Abstract

ABSTRACT In August 2019, The Shenzhen Model City Initiative was released in which the Central Committee of the Chinese Communist Party (CCP) announced its decision to support Shenzhen, the long-standing poster city for China’s economic reform, in building a demonstration pilot zone for Chinese socialism with a particular emphasis on further developing the city’s technological prowess. What are the ideological implications of the latest model-making of Shenzhen? And how does the city’s innovative turn relate to its role as the nation’s perceived civilizational front line? This study explores the continuities and evolution of contemporary Chinese governance by considering the reinvention of the “Shenzhen Model” in relation to processes of urbanization, globalization and industrial upgrading. Drawing upon Tim Oakes’s theory of the “urban” as an ideological device, it examines the (re)making of the “Shenzhen Model” through different discourses, apparatuses and policies related to the city’s technological innovationand entrepreneurship.

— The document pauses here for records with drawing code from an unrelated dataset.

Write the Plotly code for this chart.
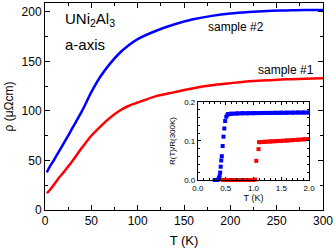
import plotly.graph_objects as go

# Main panel data: temperature (K) and resistivity (micro-ohm cm)
T_main = [2, 5, 10, 15, 20, 25, 30, 40, 50, 60, 70, 80, 90, 100, 120, 140, 160, 180, 200, 220, 240, 260, 280, 300]
rho_s2 = [38, 43.5, 51, 59, 67, 75, 83.5, 100, 119, 135, 147.5, 158, 166, 172.5, 181, 187.5, 192.5, 196, 198.5, 200, 201, 201.5, 202, 202]
rho_s1 = [17, 20, 26, 32.5, 38, 44, 50, 63, 75, 84.5, 93, 100, 105, 108.5, 115, 119, 123, 126, 128, 130, 131, 132, 132.5, 133]

# Inset data: low temperature normalized resistance
inset_blue_T_tr = [0.30, 0.33, 0.35, 0.37, 0.38, 0.39, 0.40, 0.41, 0.42, 0.43, 0.445, 0.46, 0.475, 0.49, 0.51, 0.53, 0.55]
inset_blue_R_tr = [0.0, 0.0, 0.0, 0.002, 0.005, 0.010, 0.019, 0.034, 0.050, 0.061, 0.087, 0.111, 0.132, 0.151, 0.162, 0.167, 0.169]
inset_blue_T_pl = [0.55, 0.6, 0.7, 0.8, 0.9, 1.0, 1.1, 1.2, 1.3, 1.4, 1.5, 1.6, 1.7, 1.8, 1.9, 2.0]
inset_blue_R_pl = [0.169, 0.170, 0.1705, 0.171, 0.171, 0.1712, 0.1715, 0.172, 0.172, 0.1722, 0.1725, 0.1725, 0.1727, 0.173, 0.173, 0.173]

inset_red_T_tr = [0.45, 0.5, 0.55, 0.6, 0.65, 0.7, 0.75, 0.8, 0.85, 0.9, 0.95, 1.0, 1.03, 1.05, 1.09]
inset_red_R_tr = [0.0, 0.0, 0.0, 0.0, 0.0, 0.0, 0.0, 0.0, 0.0, 0.0, 0.0, 0.0, 0.001, 0.049, 0.079]
inset_red_T_pl = [1.1, 1.2, 1.3, 1.4, 1.5, 1.6, 1.7, 1.8, 1.9, 2.0]
inset_red_R_pl = [0.097, 0.098, 0.0988, 0.0995, 0.100, 0.101, 0.102, 0.103, 0.104, 0.105]

BLUE = "#0000ff"
RED = "#ff0000"
FONT = "Arial, Liberation Sans, sans-serif"

fig = go.Figure()
fig.add_trace(go.Scatter(x=T_main, y=rho_s2, mode="lines", line=dict(color=BLUE, width=2.5, shape="spline", smoothing=0.8), showlegend=False))
fig.add_trace(go.Scatter(x=T_main, y=rho_s1, mode="lines", line=dict(color=RED, width=2.5, shape="spline", smoothing=0.8), showlegend=False))

mk = dict(symbol="square", size=4)
fig.add_trace(go.Scatter(x=inset_blue_T_tr, y=inset_blue_R_tr, mode="markers", marker=dict(color=BLUE, **mk), xaxis="x2", yaxis="y2", showlegend=False, cliponaxis=False))
fig.add_trace(go.Scatter(x=inset_blue_T_pl, y=inset_blue_R_pl, mode="lines+markers", line=dict(color=BLUE, width=4), marker=dict(color=BLUE, **mk), xaxis="x2", yaxis="y2", showlegend=False))
fig.add_trace(go.Scatter(x=inset_red_T_tr, y=inset_red_R_tr, mode="markers", marker=dict(color=RED, **mk), xaxis="x2", yaxis="y2", showlegend=False, cliponaxis=False))
fig.add_trace(go.Scatter(x=inset_red_T_pl, y=inset_red_R_pl, mode="lines+markers", line=dict(color=RED, width=4), marker=dict(color=RED, **mk), xaxis="x2", yaxis="y2", showlegend=False))

fig.update_layout(
    width=336, height=250,
    margin=dict(l=45, r=13, t=3, b=40),
    paper_bgcolor="white", plot_bgcolor="white",
    font=dict(family=FONT, color="black", size=12),
    xaxis=dict(
        range=[0, 300], domain=[0, 1], tickvals=[0, 50, 100, 150, 200, 250, 300],
        ticks="inside", ticklen=5, tickwidth=1, tickcolor="black",
        minor=dict(ticks="inside", dtick=25, ticklen=3, tickcolor="black"),
        showline=True, linecolor="black", linewidth=1, mirror="ticks",
        showgrid=False, zeroline=False,
        tickfont=dict(size=12),
        title=dict(text="T (K)", font=dict(size=13), standoff=8),
        automargin=False,
    ),
    yaxis=dict(
        range=[0, 209], domain=[0, 1], tickvals=[0, 50, 100, 150, 200],
        ticks="inside", ticklen=5, tickwidth=1, tickcolor="black",
        minor=dict(ticks="inside", dtick=25, ticklen=3, tickcolor="black"),
        showline=True, linecolor="black", linewidth=1, mirror="ticks",
        showgrid=False, zeroline=False,
        tickfont=dict(size=12),
        title=dict(text="ρ (μΩcm)", font=dict(size=12), standoff=5),
        automargin=False,
    ),
    xaxis2=dict(
        range=[0, 2], domain=[0.55, 0.95], anchor="y2",
        tickvals=[0, 0.5, 1.0, 1.5, 2.0], ticktext=["0.0", "0.5", "1.0", "1.5", "2.0"],
        ticks="inside", ticklen=3, tickwidth=1, tickcolor="black",
        minor=dict(ticks="inside", dtick=0.1, ticklen=2, tickcolor="black"),
        showline=True, linecolor="black", linewidth=1, mirror="ticks",
        showgrid=False, zeroline=False,
        tickfont=dict(size=8),
        title=dict(text="T (K)", font=dict(size=9), standoff=1),
        automargin=False,
    ),
    yaxis2=dict(
        range=[0, 0.2], domain=[0.145, 0.522], anchor="x2",
        tickvals=[0, 0.1, 0.2], ticktext=["0.0", "0.1", "0.2"],
        ticks="inside", ticklen=3, tickwidth=1, tickcolor="black",
        minor=dict(ticks="inside", dtick=0.02, ticklen=2, tickcolor="black"),
        showline=True, linecolor="black", linewidth=1, mirror="ticks",
        showgrid=False, zeroline=False,
        tickfont=dict(size=8),
        title=dict(text="R(T)/R(300K)", font=dict(size=8), standoff=7),
        automargin=False,
    ),
    annotations=[
        dict(x=19, y=192, xref="x", yref="y", text="UNi<sub>2</sub>Al<sub>3</sub>", showarrow=False,
             xanchor="left", yanchor="middle", font=dict(size=15)),
        dict(x=19, y=167, xref="x", yref="y", text="a-axis", showarrow=False,
             xanchor="left", yanchor="middle", font=dict(size=15)),
        dict(x=206, y=185, xref="x", yref="y", text="sample #2", showarrow=False,
             xanchor="center", yanchor="middle", font=dict(size=12)),
        dict(x=260, y=141, xref="x", yref="y", text="sample #1", showarrow=False,
             xanchor="center", yanchor="middle", font=dict(size=12)),
    ],
)

fig.write_html("out.html", config={"displayModeBar": False},
               post_script="document.body.style.margin='0';document.body.style.padding='0';")
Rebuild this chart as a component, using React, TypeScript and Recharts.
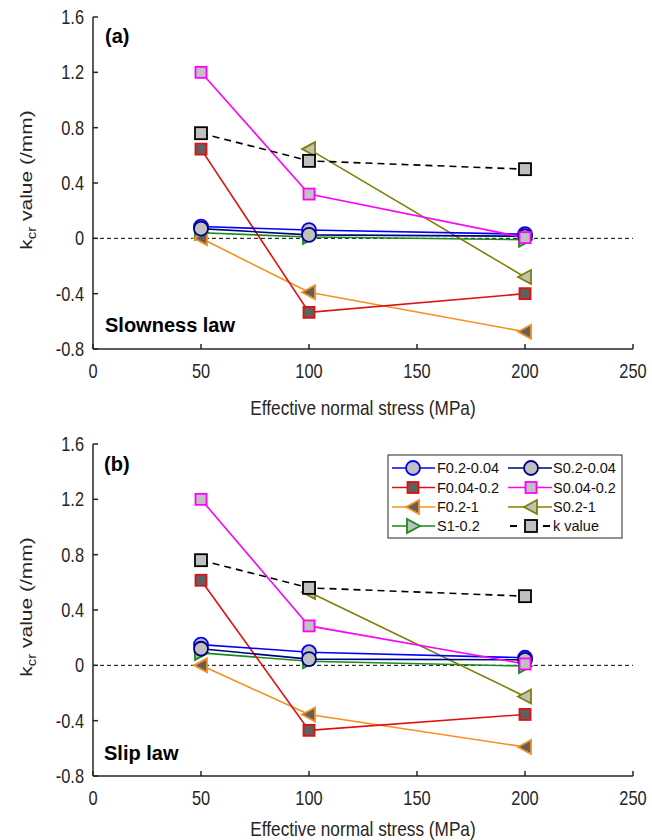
import { LineChart, Line, XAxis, YAxis, ReferenceLine, Label } from 'recharts'

// effective normal stress (MPa)
const stress = [50, 100, 200]
const xTicks = [0, 50, 100, 150, 200, 250]
const yTicks = [-0.8, -0.4, 0, 0.4, 0.8, 1.2, 1.6]

// (a) slowness law, k_cr (/mm)
const slowF02_004 = [0.085, 0.06, 0.03]
const slowS02_004 = [0.07, 0.025, 0.015]
const slowF004_02 = [0.645, -0.535, -0.4]
const slowS004_02 = [1.2, 0.32, 0.005]
const slowF02_1 = [0.0, -0.39, -0.675]
const slowS02_1 = [null, 0.645, -0.28]
const slowS1_02 = [0.04, 0.01, -0.01]
const slowK = [0.76, 0.56, 0.5]

// (b) slip law, k_cr (/mm)
const slipF02_004 = [0.15, 0.095, 0.055]
const slipS02_004 = [0.12, 0.045, 0.04]
const slipF004_02 = [0.615, -0.47, -0.355]
const slipS004_02 = [1.2, 0.285, 0.01]
const slipF02_1 = [0.0, -0.355, -0.59]
const slipS02_1 = [null, 0.53, -0.225]
const slipS1_02 = [0.09, 0.03, -0.005]
const slipK = [0.76, 0.56, 0.5]

const FONT = '"Liberation Sans", Arial, sans-serif'
const SQUEEZE = 0.82 // narrow look for axis text
const AXIS = '#262626'
const LIGHT = '#c0c0c0'
const DARK = '#606060'

type Marker = 'circle' | 'square' | 'left' | 'right'
type Style = { key: string; color: string; fill: string; marker: Marker; dashed?: boolean }

// draw order (back to front)
const styles: Style[] = [
  { key: 'S1-0.2', color: '#1a8c1a', fill: LIGHT, marker: 'right' },
  { key: 'F0.2-1', color: '#f7901e', fill: DARK, marker: 'left' },
  { key: 'F0.04-0.2', color: '#e01010', fill: DARK, marker: 'square' },
  { key: 'S0.2-1', color: '#808000', fill: LIGHT, marker: 'left' },
  { key: 'F0.2-0.04', color: '#0000ff', fill: LIGHT, marker: 'circle' },
  { key: 'S0.2-0.04', color: '#000080', fill: LIGHT, marker: 'circle' },
  { key: 'S0.04-0.2', color: '#ff00ff', fill: LIGHT, marker: 'square' },
  { key: 'k value', color: '#000000', fill: LIGHT, marker: 'square', dashed: true },
]

const legendOrder = [
  'F0.2-0.04', 'S0.2-0.04',
  'F0.04-0.2', 'S0.04-0.2',
  'F0.2-1', 'S0.2-1',
  'S1-0.2', 'k value',
]

function MarkerShape({ cx, cy, s }: { cx: number; cy: number; s: Style }) {
  const common = { stroke: s.color, fill: s.fill, strokeWidth: 1.8 }
  if (s.marker === 'circle') return <circle cx={cx} cy={cy} r={7} {...common} />
  if (s.marker === 'square') {
    const h = s.dashed ? 6 : 5.5
    return <rect x={cx - h} y={cy - h} width={2 * h} height={2 * h} {...common} />
  }
  const d = s.marker === 'left' ? 1 : -1
  const pts = `${cx - 7 * d},${cy} ${cx + 6 * d},${cy - 7} ${cx + 6 * d},${cy + 7}`
  return <polygon points={pts} {...common} />
}

const makeDot = (s: Style) => (props: any) => {
  const { cx, cy, index, value } = props
  if (cx == null || cy == null || value == null) return <g key={index} />
  return <MarkerShape key={index} cx={cx} cy={cy} s={s} />
}

function XTick({ x, y, payload }: any) {
  return (
    <g transform={`translate(${x},${y}) scale(${SQUEEZE},1)`}>
      <text x={0} y={0} dy={14.2} textAnchor="middle" fontFamily={FONT} fontSize={20} fill={AXIS}>
        {payload.value}
      </text>
    </g>
  )
}

function YTick({ x, y, payload }: any) {
  const v = payload.value
  return (
    <g transform={`translate(${x},${y}) scale(${SQUEEZE},1)`}>
      <text x={0} y={0} dy={7} textAnchor="end" fontFamily={FONT} fontSize={20} fill={AXIS}>
        {v === 0 ? '0' : String(v)}
      </text>
    </g>
  )
}

function XTitle({ viewBox, baseline }: any) {
  const cx = viewBox.x + viewBox.width / 2
  const y = viewBox.y + baseline
  return (
    <g transform={`translate(${cx},${y}) scale(${SQUEEZE},1)`}>
      <text x={0} y={0} textAnchor="middle" fontFamily={FONT} fontSize={21} fill={AXIS}>
        Effective normal stress (MPa)
      </text>
    </g>
  )
}

function YTitle({ viewBox }: any) {
  const bx = 32
  const cy = viewBox.y + viewBox.height / 2 - 3
  return (
    <g transform={`translate(${bx},${cy}) rotate(-90) scale(1,${SQUEEZE})`}>
      <text x={0} y={0} textAnchor="middle" fontFamily={FONT} fontSize={21} fill={AXIS}>
        k
        <tspan fontSize={15} dy={5}>cr</tspan>
        <tspan dy={-5}> value (/mm)</tspan>
      </text>
    </g>
  )
}

type PanelData = Record<string, (number | null)[]>

function Panel({ top, marginTop, marginBottom, series, titleBaseline }: {
  top: number
  marginTop: number
  marginBottom: number
  series: PanelData
  titleBaseline: number
}) {
  const rows = stress.map((x, i) => {
    const row: Record<string, number | null> = { x }
    for (const s of styles) row[s.key] = series[s.key][i]
    return row
  })
  return (
    <div style={{ position: 'absolute', left: 0, top, width: 652, height: 420 }}>
      <LineChart
        width={652}
        height={420}
        data={rows}
        margin={{ top: marginTop, right: 19, bottom: marginBottom, left: 0 }}
      >
        <XAxis
          xAxisId="b"
          dataKey="x"
          type="number"
          domain={[0, 250]}
          ticks={xTicks}
          height={30}
          tickSize={-5}
          tickMargin={20}
          tick={<XTick />}
          stroke={AXIS}
          strokeWidth={1.5}
        >
          <Label content={<XTitle baseline={titleBaseline} />} />
        </XAxis>
        <XAxis
          xAxisId="t"
          orientation="top"
          dataKey="x"
          type="number"
          domain={[0, 250]}
          ticks={xTicks}
          height={0}
          tickSize={-5}
          tick={false}
          stroke={AXIS}
          strokeWidth={1.5}
        />
        <YAxis
          yAxisId="l"
          type="number"
          domain={[-0.8, 1.6]}
          ticks={yTicks}
          width={93}
          tickSize={-5}
          tickMargin={14}
          tick={<YTick />}
          stroke={AXIS}
          strokeWidth={1.5}
          allowDataOverflow
        >
          <Label content={<YTitle />} />
        </YAxis>
        <YAxis
          yAxisId="r"
          orientation="right"
          type="number"
          domain={[-0.8, 1.6]}
          ticks={yTicks}
          width={0}
          tickSize={-5}
          tick={false}
          stroke={AXIS}
          strokeWidth={1.5}
        />
        <ReferenceLine
          xAxisId="b"
          yAxisId="l"
          y={0}
          stroke="#000"
          strokeWidth={1}
          strokeDasharray="4 3"
        />
        {styles.map((s) => (
          <Line
            key={s.key}
            xAxisId="b"
            yAxisId="l"
            dataKey={s.key}
            stroke={s.color}
            strokeWidth={1.6}
            strokeDasharray={s.dashed ? '7 5' : undefined}
            dot={makeDot(s)}
            activeDot={false}
            isAnimationActive={false}
            connectNulls={false}
          />
        ))}
      </LineChart>
    </div>
  )
}

function LegendBox() {
  const x0 = 388
  const y0 = 455
  const rowY = [468, 487.5, 507, 526]
  const cols = [
    { l1: 392, l2: 435, m: 413, t: 437 },
    { l1: 508, l2: 552, m: 531, t: 553 },
  ]
  return (
    <g>
      <rect x={x0} y={y0} width={234} height={83} fill="#fff" stroke={AXIS} strokeWidth={1} />
      {legendOrder.map((name, i) => {
        const s = styles.find((st) => st.key === name)!
        const c = cols[i % 2]
        const y = rowY[Math.floor(i / 2)]
        return (
          <g key={name}>
            {s.dashed ? (
              <>
                <line x1={c.l1 + 2} x2={c.l1 + 9} y1={y} y2={y} stroke={s.color} strokeWidth={2} />
                <line x1={c.l2 - 9} x2={c.l2 - 2} y1={y} y2={y} stroke={s.color} strokeWidth={2} />
              </>
            ) : (
              <line x1={c.l1} x2={c.l2} y1={y} y2={y} stroke={s.color} strokeWidth={1.6} />
            )}
            <MarkerShape cx={c.m} cy={y} s={s} />
            <text x={c.t} y={y + 5} fontFamily={FONT} fontSize={14.5} fill="#111">
              {name}
            </text>
          </g>
        )
      })}
    </g>
  )
}

export default function App() {
  const slow: PanelData = {
    'F0.2-0.04': slowF02_004,
    'S0.2-0.04': slowS02_004,
    'F0.04-0.2': slowF004_02,
    'S0.04-0.2': slowS004_02,
    'F0.2-1': slowF02_1,
    'S0.2-1': slowS02_1,
    'S1-0.2': slowS1_02,
    'k value': slowK,
  }
  const slip: PanelData = {
    'F0.2-0.04': slipF02_004,
    'S0.2-0.04': slipS02_004,
    'F0.04-0.2': slipF004_02,
    'S0.04-0.2': slipS004_02,
    'F0.2-1': slipF02_1,
    'S0.2-1': slipS02_1,
    'S1-0.2': slipS1_02,
    'k value': slipK,
  }
  return (
    <div style={{ position: 'absolute', left: 0, top: 0, width: 652, height: 840, background: '#fff', overflow: 'hidden' }}>
      <Panel top={0} marginTop={17} marginBottom={41} series={slow} titleBaseline={66} />
      <Panel top={420} marginTop={24} marginBottom={34} series={slip} titleBaseline={60} />
      <svg
        width={652}
        height={840}
        style={{ position: 'absolute', left: 0, top: 0, pointerEvents: 'none' }}
      >
        <g fontFamily={FONT} fontWeight="bold" fontSize={20} fill="#000">
          <text x={105} y={43}>(a)</text>
          <text x={105} y={332}>Slowness law</text>
          <text x={104} y={471}>(b)</text>
          <text x={104} y={760}>Slip law</text>
        </g>
        <LegendBox />
      </svg>
    </div>
  )
}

Situating the “Shenzhen Model” at a time of precarity and uncertainty amidst economic growth slowdown, the China-United States trade war and the COVID-19 pandemic, this article demonstrates how the state mobilizes narratives and practices pertinent to technological innovation and entrepreneurship to enhance its political influence and thus sheds light on the latest developments in urban governance during China’s post-industrial turn.